Indiana House

The House of Representatives chamber in the Indiana Statehouse

Doug Ross, The Times

INDIANAPOLIS — Despite strong opposition by Gary lawmakers, the Indiana House approved legislation Thursday that further reduces the role of the already powerless elected trustees of the Gary Community School Corp.

House Bill 1315, which now goes to the Senate, makes the Gary school board merely an advisory committee to the district's emergency manager.

The Republican-controlled General Assembly and Republican Gov. Eric Holcomb, in a first-of-its-kind move for Indiana, last year supplanted the school board with an emergency manager after the trustees consistently failed to match district spending to its revenue and racked up more than $100 million in debt.

The latest measure reaffirms that Emergency Manager Peggy Hinckley exercises all the school board's former powers, reclassifies the board as an advisory committee to her and limits the board to four public meetings a year.

It separately requires Hinckley hold a monthly public forum to keep Gary residents apprised of what's happening in their school district, and creates an online "dashboard" so residents of any school corporation can keep tabs on the financial health of their schools.
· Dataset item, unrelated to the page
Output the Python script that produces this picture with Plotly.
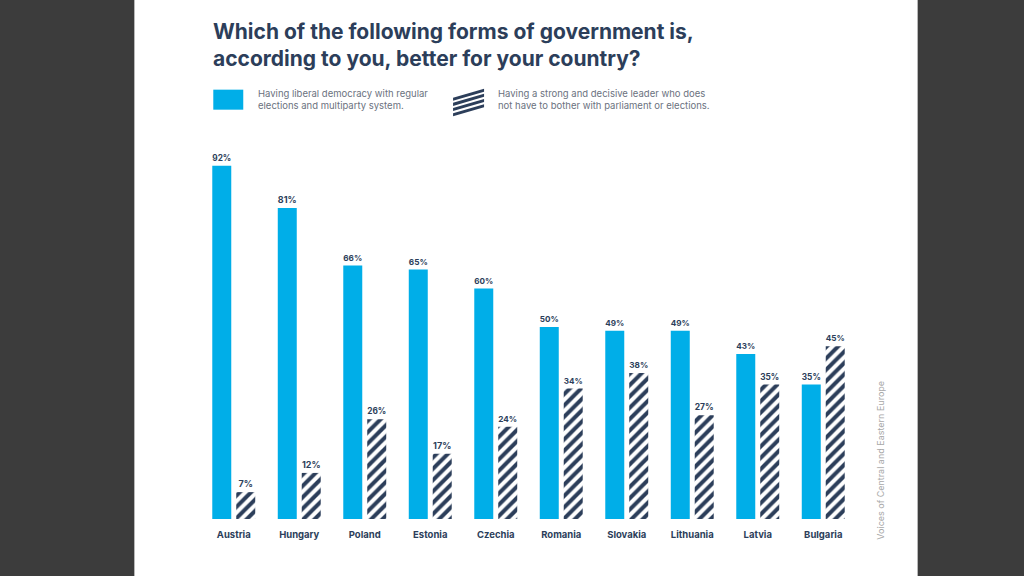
import plotly.graph_objects as go

countries = ["Austria", "Hungary", "Poland", "Estonia", "Czechia", "Romania",
             "Slovakia", "Lithuania", "Latvia", "Bulgaria"]
democracy = [92, 81, 66, 65, 60, 50, 49, 49, 43, 35]
strong_leader = [7, 12, 26, 17, 24, 34, 38, 27, 35, 45]

title_text = "Which of the following forms of government is,<br>according to you, better for your country?"
legend_a = "Having liberal democracy with regular<br>elections and multiparty system."
legend_b = "Having a strong and decisive leader who does<br>not have to bother with parliament or elections."
source = "Voices of Central and Eastern Europe"

BLUE = "#00aee8"
NAVY = "#2c3e5a"
DARK = "#3c3c3c"
FONT = "Inter"

W, H = 1024, 576
L, R, T, B = 200.7, 856.3, 135.3, 519.0
pw, ph = R - L, B - T


def px(x):
    return (x - L) / pw


def py(y):
    return (B - y) / ph


fig = go.Figure()
fig.add_trace(go.Bar(
    x=countries, y=democracy, name="democracy",
    marker=dict(color=BLUE, line=dict(width=0)),
    text=[f"{v}%" for v in democracy], textposition="outside",
    textfont=dict(family=FONT, size=9, color=NAVY, weight="bold"),
    cliponaxis=False,
))
fig.add_trace(go.Bar(
    x=countries, y=strong_leader, name="leader",
    marker=dict(color="white", line=dict(width=0),
                pattern=dict(shape="/", fgcolor=NAVY, bgcolor="white",
                             size=8, solidity=0.5, fgopacity=1)),
    text=[f"{v}%" for v in strong_leader], textposition="outside",
    textfont=dict(family=FONT, size=9, color=NAVY, weight="bold"),
    cliponaxis=False,
))

shapes = [
    # white page panel
    dict(type="rect", xref="paper", yref="paper", x0=px(134), x1=px(918),
         y0=py(576), y1=py(0), fillcolor="white", line=dict(width=0), layer="below"),
    # legend swatch solid
    dict(type="rect", xref="paper", yref="paper", x0=px(213), x1=px(243),
         y0=py(110), y1=py(90), fillcolor=BLUE, line=dict(width=0)),
]
# legend swatch hatched (4 diagonal stripes)
sx0, sx1 = 453, 484
for i in range(4):
    yb = 94 + i * 5.2
    shapes.append(dict(
        type="path", xref="paper", yref="paper",
        path=(f"M {px(sx0)},{py(yb + 4)} L {px(sx1)},{py(yb - 5)} "
              f"L {px(sx1)},{py(yb - 2)} L {px(sx0)},{py(yb + 7)} Z"),
        fillcolor=NAVY, line=dict(width=0)))

annotations = [
    dict(text=f"<b>{title_text}</b>", xref="paper", yref="paper",
         x=px(211), y=py(17), xanchor="left", yanchor="top", align="left",
         showarrow=False, font=dict(family=FONT, size=21, color=NAVY)),
    dict(text=legend_a, xref="paper", yref="paper", x=px(256), y=py(100),
         xanchor="left", yanchor="middle", align="left", showarrow=False,
         font=dict(family=FONT, size=9.5, color="#6b7280")),
    dict(text=legend_b, xref="paper", yref="paper", x=px(496), y=py(100),
         xanchor="left", yanchor="middle", align="left", showarrow=False,
         font=dict(family=FONT, size=9.5, color="#6b7280")),
    dict(text=source, xref="paper", yref="paper", x=px(881), y=py(460),
         xanchor="center", yanchor="middle", textangle=-90, showarrow=False,
         font=dict(family=FONT, size=9, color="#a8a8a8")),
]

fig.update_layout(
    width=W, height=H,
    margin=dict(l=L, r=W - R, t=T, b=H - B, pad=0),
    paper_bgcolor=DARK, plot_bgcolor="rgba(0,0,0,0)",
    barmode="group", bargap=0.268, bargroupgap=0.208,
    showlegend=False,
    shapes=shapes, annotations=annotations,
    xaxis=dict(showgrid=False, zeroline=False, showline=False, ticks="",
               tickfont=dict(family=FONT, size=9.5, color=NAVY, weight="bold"),
               ticklabelstandoff=8),
    yaxis=dict(range=[0, 100], visible=False, showgrid=False),
)

fig.write_html("out.html")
State Reps. Charlie Brown, D-Gary; Earl Harris, Jr., D-East Chicago; and Vernon Smith, D-Gary, blasted the proposal as undemocratic because it essentially eliminates any public policy role for the elected school board members in Gary.

"The citizens of my district are incensed," Smith said. "My people feel like they have no voice now."

Smith and Brown both blamed state school funding changes over the past decade, rather than decisions made by the local school board, for the unprecedented financial problems of the Gary school district.

Harris suggested that if recently elected school trustees had been given more time, they could have righted the ship on their own.

"More than half the school board is no longer in place. There is new leadership in place," Harris said. "I'm very uncomfortable with taking away the responsibilities of an elected body to the run the school district."

The sponsor of the legislation, state Rep. Tim Brown, R-Crawfordsville, said Indiana gave the Gary school trustees plenty of time to make "tough choices," and even provided a state-funded financial adviser whose recommendations largely were ignored by the school board.

"We are now to a point where it's over $120 million (in debt). The state has an impact in that," Tim Brown said. "Other communities are being affected because it is state dollars being part of this going forward."

His measure passed the House 65-26. It's sponsored in the Senate by state Sens. Ryan Mishler, R-Bremen; and Eric Bassler, R-Washington.